Malicious URLs are shared with us through a variety of mediums (including via email, file upload, and other avenues). Typically, these URLs are designed by threat actors to initiate virus downloads on our device or spoof our most familiar login portals to obtain important security credentials.

In fact, the latter scenario – Phishing – represents a disproportionately large share of the world’s most active cyber security threats. According to recent reports, more than 3 billion spam emails containing Phishing links are sent out daily, which amounts to more than 1 trillion Phishing emails per year. Not all Phishing attempts are created equal, of course; some attempts are full of easily spotted errors and inconsistencies, while other attempts (i.e., Spear Phishing) are well-worded and often personally targeted to an unsettling degree. In most cases, Phishing targets don’t even see – let alone click on – spam emails containing Phishing URLs. The ones who do, however, are at a much more serious risk of clicking on the malicious URL, which immediately puts them and possibly their entire network at risk.

Threat actors are playing a numbers game when they send out malicious URLs, and as a result, it’s vital that organizations take a multi-faceted approach to mitigate a consistent onslaught of URL threats. This starts, of course, with adequate user training. Companies that don’t explicitly train users to spot URL threats – especially spam Phishing and Spear Phishing attempts – leave their doors open to catastrophic data loss, data theft, virus installation, and myriad additional consequences.

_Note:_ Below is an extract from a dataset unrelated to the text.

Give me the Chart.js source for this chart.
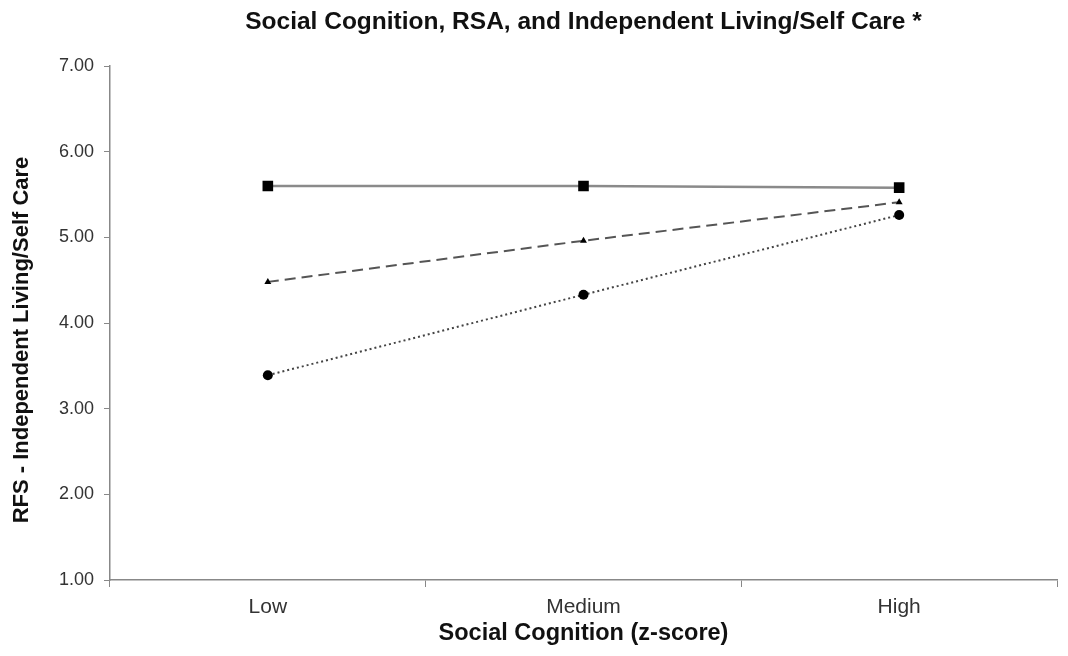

It’s also critical that organizations apply active security policies against URL threats. The Scan Website iteration of the Cloudmersive Virus Scan API provides a powerful solution, peeking “under the hood” of URL strings to render and analyze the link for potential threats. The API labels malicious links with a CleanResult: False Boolean in the API response body, making it easy to categorically delete these URLs before they can reach a compromising location within a system. In these cases, the API response will also identify the type of threat it found by name.